ARM's Cortex-A78 and Cortex-X1 will power the Androids of 2021
Today, ARM detailed its new high-end CPU core designs that will be used by chipset vendors in the upcoming smartphone flagships. We get the evolutionary update that is the Cortex-A78 and the Cortex-X1 that promises to be a major leap forward.
Starting with the Cortex-A78, the successor to the current fastest core in ARM's lineup, the Cortex-A77. When compared on the same TDP the Cortex-A78 can offer 20% more processing while consuming the same amount of power or 50% less consumption for the same CPU performance.

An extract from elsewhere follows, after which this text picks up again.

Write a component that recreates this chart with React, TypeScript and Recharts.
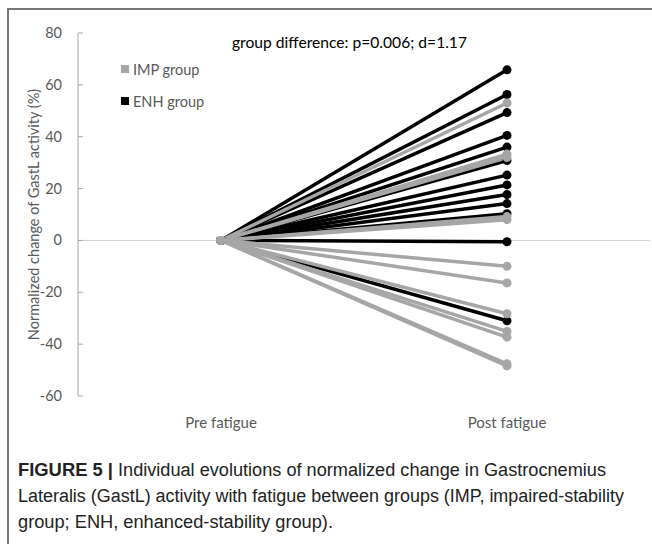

The Cortex-A78 is smaller than its predecessor - it uses 15% less space in an octa-core chipset in a 4x Cortex-A78 + 4x Cortex-A55 configuration, which will very likely be the go-to big.LITTLE configuration in 2021 as ARM hasn't announced a new high-efficiency core to replace the Cortex-A55.
Moving on to the Cortex-X1, which is a new custom line of CPU cores that are all about performance. The core design is the result of ARM's CXC program, where ARM collaborates with partners to make custom cores.
The Cortex-X1 has a 30% higher peak performance than the Cortex-A77 and is 23% faster than the new Cortex-A78 at integer calculations. Additionally it has double the machine learning abilities.
That kind of performance boost was enabled because the X1 is both bigger and more power-demanding than the A78. Because of this it's unlikely we'll see multiple Cortex-X1 cores in a smartphone CPU. The most likely combination will be a single Cortex-X1 combined with three Cortex-A78 cores and then some A5x cores for less demanding tasks.
On the GPU side of things ARM unveiled the Mali-G78 and G68 GPUs. The Mali-G78 is still based on the Valhall architecture of the Mali-G77, but is up to 25% faster in certain scenarios and supports up to 24 core designs. Games will see a 17% real-world performance increase.
The Mali-G68 inherits all the features of the Mali-G78 but supports fewer core designs and is both smaller and more efficient.